I had my next surgery three weeks after getting to Florida and started my next journey with chemo for another 4 months.  Each infusion made me sicker and what my body was going through was no comparison to what  was to come, I couldn't have even imagined.  Eight months to the day and 4 months after finishing  chemo I found out that I was pregnant which should have been medically impossible.  Once again God was showing his love for me (even if I couldn't see it)  during a routine OB examination with ultrasound they found a tumor 6 weeks later I was diagnosed with ovarian cancer. To save me I lost my little baby ( a girl Sarah ) ...But once again God knew...Here I was again with chemo and radiation and my life in a spiral I couldn't control....I thank that was Gods plan all alone, for me to stop thinking I could do it all  control anything and to just depend on him.  

It was undaunting but God kept me and through it all we still homeschooled, as crazy as it sounds in my head it was the only thing cancer hadn't took from me and my children.  Homechooling while being sick is no small task,  I would start feeling better just to have to start all over again....My family and I lived at the hospital there where some treatments that would last up to 9 hours. 

Most of my younger children ended up being behind in most of all their " book learning"   but they surpassed in love learning.  My children have always been pretty mannerable  but do to their fathers and my jobs they had been a little spoiled ( just a little ) but this taught them  to now understand that their were thing we might no be able to get but most important they learned compassion for people who were sick. 

We have all grown and learned to be thankful and to praise God for every little thing..... We also learned that we are much stronger as a family than we could have ever realized.  
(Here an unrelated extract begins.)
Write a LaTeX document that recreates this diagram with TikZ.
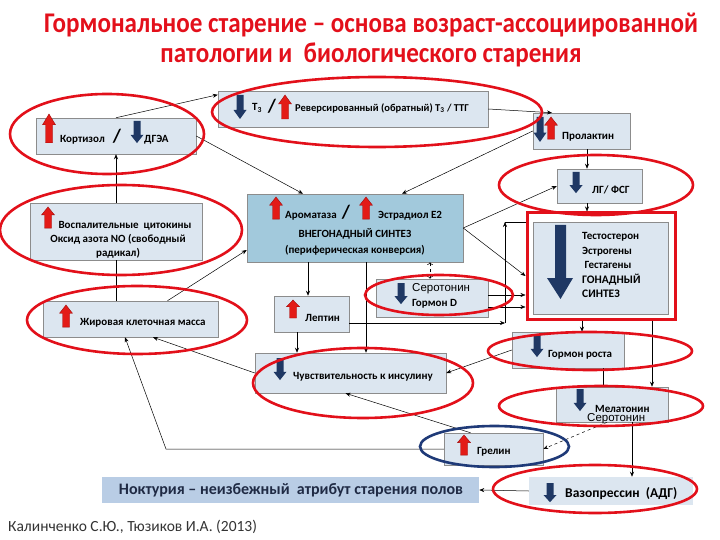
\documentclass[tikz,border=0pt]{standalone}
\usepackage{fontspec}
\setmainfont{Carlito}
\newfontfamily\titlefont[FakeStretch=0.88]{Carlito}
\newfontfamily\overfont{Liberation Sans}
\usetikzlibrary{arrows.meta}
\definecolor{boxfill}{HTML}{DCE6F0}
\definecolor{boxline}{HTML}{8C8C8C}
\definecolor{aromfill}{HTML}{A2C9DC}
\definecolor{noctfill}{HTML}{B9CDE5}
\definecolor{ringred}{HTML}{E2101A}
\definecolor{ringblue}{HTML}{1F3A78}
\definecolor{arrred}{HTML}{E31B17}
\definecolor{arrredd}{HTML}{A00C0C}
\definecolor{arrblue}{HTML}{1F3864}
\definecolor{titlered}{HTML}{E3101B}
\definecolor{noctnavy}{HTML}{1F2A44}
\tikzstyle{box}=[draw=boxline, fill=boxfill, line width=0.5pt, inner sep=0pt]
\tikzstyle{lbl}=[font=\fontsize{11}{14}\selectfont\bfseries, inner sep=0pt, anchor=west]
\tikzstyle{slash}=[font=\fontsize{19}{19}\selectfont\bfseries, inner sep=0pt]
\tikzstyle{ring}=[draw=ringred, line width=2.6pt]
\tikzstyle{conn}=[-{Stealth[length=5pt,width=4pt]}, line width=0.5pt]
\tikzstyle{wire}=[line width=0.5pt]
\tikzset{
  uparr/.pic={\filldraw[fill=arrred, draw=arrredd, line width=0.4pt]
    (0,0) -- (6.5,9) -- (3.5,9) -- (3.5,24) -- (-3.5,24) -- (-3.5,9) -- (-6.5,9) -- cycle;},
  dnarr/.pic={\fill[arrblue]
    (-3.5,0) -- (3.5,0) -- (3.5,15) -- (6.5,15) -- (0,24) -- (-6.5,15) -- (-3.5,15) -- cycle;}
}

\begin{document}
\begin{tikzpicture}[x=1pt, y=-1pt]
\useasboundingbox (0,0) rectangle (720,540);

\node[font=\titlefont\bfseries\fontsize{28.5}{30}\selectfont, text=titlered] (title1) at (371,25)
  {Гормональное старение – основа возраст-ассоциированной};
\node[font=\titlefont\bfseries\fontsize{28.5}{30}\selectfont, text=titlered] (title2) at (371,55)
  {патологии и\ \ биологического старения};

% boxes
\node[box, minimum width=270pt, minimum height=36pt] (t3)    at (353,109)   {};
\node[box, minimum width=160pt, minimum height=36pt] (cort)  at (116,136)   {};
\node[box, minimum width=172pt, minimum height=57pt] (infl)  at (116,231.5) {};
\node[box, minimum width=97pt,  minimum height=36pt] (prl)   at (581.5,131) {};
\node[box, minimum width=85pt,  minimum height=34pt] (lgfsh) at (599.5,186) {};
\node[box, fill=aromfill, minimum width=216pt, minimum height=68pt] (arom) at (355,228) {};
\node[box, minimum width=112pt, minimum height=38pt] (sero)  at (432,298)   {};
\node[box, minimum width=75pt,  minimum height=36pt] (lept)  at (311.5,314) {};
\node[draw=ringred, line width=3pt, minimum width=148pt, minimum height=106pt] (gframe) at (601,266) {};
\node[box, minimum width=135pt, minimum height=92pt] (gonad) at (600.5,268) {};
\node[box, minimum width=175pt, minimum height=36pt] (fat)   at (130.5,319) {};
\node[box, minimum width=112pt, minimum height=36pt] (gh)    at (568,350)   {};
\node[box, minimum width=191pt, minimum height=40pt] (ins)   at (350.5,373) {};
\node[box, minimum width=112pt, minimum height=35pt] (mel)   at (612,404.5) {};
\node[box, minimum width=99pt,  minimum height=32pt] (ghr)   at (493.5,449) {};
\node[box, fill=noctfill, draw=none, minimum width=377pt, minimum height=26pt] (noct) at (290.5,490) {};
\node[box, draw=none, minimum width=164pt, minimum height=28pt] (vaso) at (611,491) {};

% connectors
\coordinate (lepR) at (505,323);
\coordinate (lepU) at (505,222);
\coordinate (ghrC) at (166,449);
\draw[conn] (infl.north) -- (cort.south);
\draw[wire] (infl.south) -- (infl.south |- fat.north);
\draw[conn] (cort.north) -- ([yshift=-4pt]t3.north west);
\draw[conn] (cort.east) -- ([xshift=-52pt]arom.north);
\draw[conn] (prl.west) -- ([xshift=47pt]arom.north);
\draw[conn] (t3.east) -- (552,0 |- prl.north);
\draw[conn] (587,0 |- prl.south) -- (587,0 |- lgfsh.north);
\draw[conn] (587,0 |- lgfsh.south) -- (587,0 |- gframe.north);
\draw[conn] (arom.east) -- (lgfsh.west);
\draw[conn] (arom.east) -- ([yshift=-10pt]gframe.west);
\draw[conn] (308,0 |- arom.south) -- (308,0 |- lept.north);
\draw[conn] (366,0 |- arom.south) -- (366,0 |- ins.north);
\draw[conn, <->, dashed] (430,0 |- sero.north) -- (430,0 |- arom.south);
\draw[conn] ([yshift=-9pt]lept.east) -- (lepR);
\draw[conn] (lepR) -- (lepU);
\draw[wire] (lepU) -- (lepU -| gframe.west);
\draw[conn] (sero.east |- 0,295) -- (gframe.west |- 0,295);
\draw[conn] (sero.east |- 0,307) -- (gframe.west |- 0,307);
\draw[conn] (582,0 |- gframe.south) -- (582,0 |- gh.north);
\draw[conn] (652,0 |- gframe.south) -- (652,0 |- mel.north);
\draw[wire] (603,0 |- gh.south) -- (603,0 |- mel.north);
\draw[conn, dashed] ([xshift=-5pt]mel.south) -- (ghr.east);
\draw[conn] (632,0 |- mel.south) -- (632,0 |- vaso.north);
\draw[conn] (vaso.west) -- (noct.east);
\draw[conn] (ghr.west) -- (ghrC) -- ([xshift=-5.5pt]fat.south);
\draw[conn] (ins.west) -- ([xshift=22.5pt]fat.south);
\draw[conn] ([xshift=37pt]fat.north) -- ([yshift=-22pt]arom.west);
\draw[conn] (gh.west) -- (ins.east);
\draw[conn] ([xshift=-23pt]ghr.north) -- ([xshift=-5pt]ins.south);
\draw[conn] (297,0 |- lept.south) -- (297,0 |- ins.north);

% arrows in the boxes
\pic at (49,114) [yscale=1.2] {uparr};
\pic at (137,121) [yscale=0.92] {dnarr};
\pic at (240,95) {dnarr};
\pic at (285,95) {uparr};
\pic at (540,117) [yscale=1.04] {dnarr};
\pic at (551,117) [yscale=0.92] {uparr};
\pic at (576,172) [yscale=0.88] {dnarr};
\pic at (48,207) [yscale=0.88] {uparr};
\pic at (276,197) [yscale=0.92] {uparr};
\pic at (366,197) [yscale=0.92] {uparr};
\pic at (401,283) [yscale=0.88] {dnarr};
\pic at (293,300) [yscale=0.75] {uparr};
\pic at (66,305) [yscale=0.92] {uparr};
\pic at (537,335) [yscale=0.92] {dnarr};
\pic at (280,358) [yscale=0.92] {dnarr};
\pic at (580,389) [yscale=0.92] {dnarr};
\pic at (464,435) [yscale=0.84] {uparr};
\pic at (550,483) [yscale=0.8] {dnarr};
\fill[arrblue] (555,225) -- (566,225) -- (566,278) -- (573,278) -- (560.5,299) -- (547,278) -- (555,278) -- cycle;

% texts
\node[lbl] (t3a) at (252,108) {T\textsubscript{3}};
\node[slash] (t3s) at (272,106) {/};
\node[lbl, font=\fontsize{10.5}{14}\selectfont\bfseries] (t3b) at (295,108) {Реверсированный (обратный) T\textsubscript{3} / ТТГ};
\node[lbl] (cortA) at (60,140) {Кортизол};
\node[slash] (cortS) at (117,136) {/};
\node[lbl] (cortB) at (144,140) {ДГЭА};
\node[lbl] (prlT) at (562,137) {Пролактин};
\node[lbl] (lgT) at (592,190) {ЛГ/ ФСГ};
\node[lbl, anchor=center, align=center] (inflT) at (118,240)
  {\hspace*{14pt}Воспалительные\ \ цитокины\\Оксид азота NO (свободный\\радикал)};
\node[lbl] (aromA) at (285,216) {Ароматаза};
\node[slash] (aromS) at (346,212) {/};
\node[lbl] (aromB) at (378,216) {Эстрадиол E2};
\node[lbl, anchor=center] (aromC) at (355,234) {ВНЕГОНАДНЫЙ СИНТЕЗ};
\node[lbl, anchor=center] (aromD) at (355,250) {(периферическая конверсия)};
\node[lbl, font=\overfont\fontsize{11.5}{14}\selectfont] (seroA) at (412,289) {Серотонин};
\node[lbl] (seroB) at (412,304) {Гормон D};
\node[lbl] (leptT) at (305,318) {Лептин};
\node[lbl, align=left, font=\fontsize{11}{14.5}\selectfont\bfseries] (gonT) at (582,265)
  {Тестостерон\\Эстрогены\\\ Гестагены\\{\fontsize{11.5}{14.5}\selectfont ГОНАДНЫЙ}\\{\fontsize{11.5}{14.5}\selectfont СИНТЕЗ}};
\node[lbl] (fatT) at (80,323) {Жировая клеточная масса};
\node[lbl] (ghT) at (548,355) {Гормон роста};
\node[lbl] (insT) at (293,377) {Чувствительность к инсулину};
\node[lbl] (melT) at (595,409) {Мелатонин};
\node[lbl, font=\overfont\fontsize{11.5}{14}\selectfont] (melS) at (587,419) {Серотонин};
\node[lbl] (ghrT) at (477,452) {Грелин};
\node[font=\fontsize{16}{18}\selectfont\bfseries, text=noctnavy, inner sep=0pt] (noctT) at (291,490)
  {Ноктурия – неизбежный\ \ атрибут старения полов};
\node[lbl, font=\fontsize{13.5}{15}\selectfont\bfseries] (vasoT) at (565,494) {Вазопрессин\ \ (АДГ)};
\node[lbl, font=\fontsize{15.5}{17}\selectfont, text=black!80] (cite) at (8,527)
  {Калинченко С.Ю., Тюзиков И.А. (2013)};

% red rings
\draw[ring] (377,112) ellipse [x radius=165pt, y radius=35pt];
\draw[ring] (107,134) ellipse [x radius=97pt, y radius=40pt];
\draw[ring] (121,230) ellipse [x radius=121pt, y radius=45pt];
\draw[ring] (596,185) ellipse [x radius=97pt, y radius=30pt];
\draw[ring] (439,295) ellipse [x radius=74pt, y radius=20pt];
\draw[ring] (137,320) ellipse [x radius=110pt, y radius=34pt];
\draw[ring] (590,351) ellipse [x radius=102pt, y radius=19pt];
\draw[ring] (363,383) ellipse [x radius=110pt, y radius=35pt];
\draw[ring] (601,406) ellipse [x radius=102pt, y radius=20pt];
\draw[ring, draw=ringblue] (494.5,446.5) ellipse [x radius=74.5pt, y radius=20.5pt];
\draw[ring] (595,489) ellipse [x radius=102pt, y radius=24pt];

\end{tikzpicture}
\end{document}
Like all homeschool moms I can be very hard on my self .... my what if's and if only's are massive.  If only I had not gotten cancer....what if my struggling reader never reads.... if only I could have more good days than bad ones.  There are days where raising my head off a pillow is like a battling match and a major undertaking all on its on and then trying to explain division, or what makes the CH sound might feel unbeatable.  But God is all I could say some days....and that was and is enough.

God has a way of taking my hard days
....my I have nothing more to give days and expanding them in ways I couldn't have even thought of.  

So now that I am on my third bout of cancer, I thank Yahweh for the strength he has given me... The love he has shown me and my family through others for he truly takes care of our every need.  

So what have I learned that I can share that might help you... We get out of homeschooling what we put into it... So I have late readers, so I didn't finish the entire book...It's ok !!!  God has a way of teaching us the important stuff.   I can't tell you that homeschooling while being sick has been easy because it has been very difficult but what I can say is that we are doing it .... and it is worth it.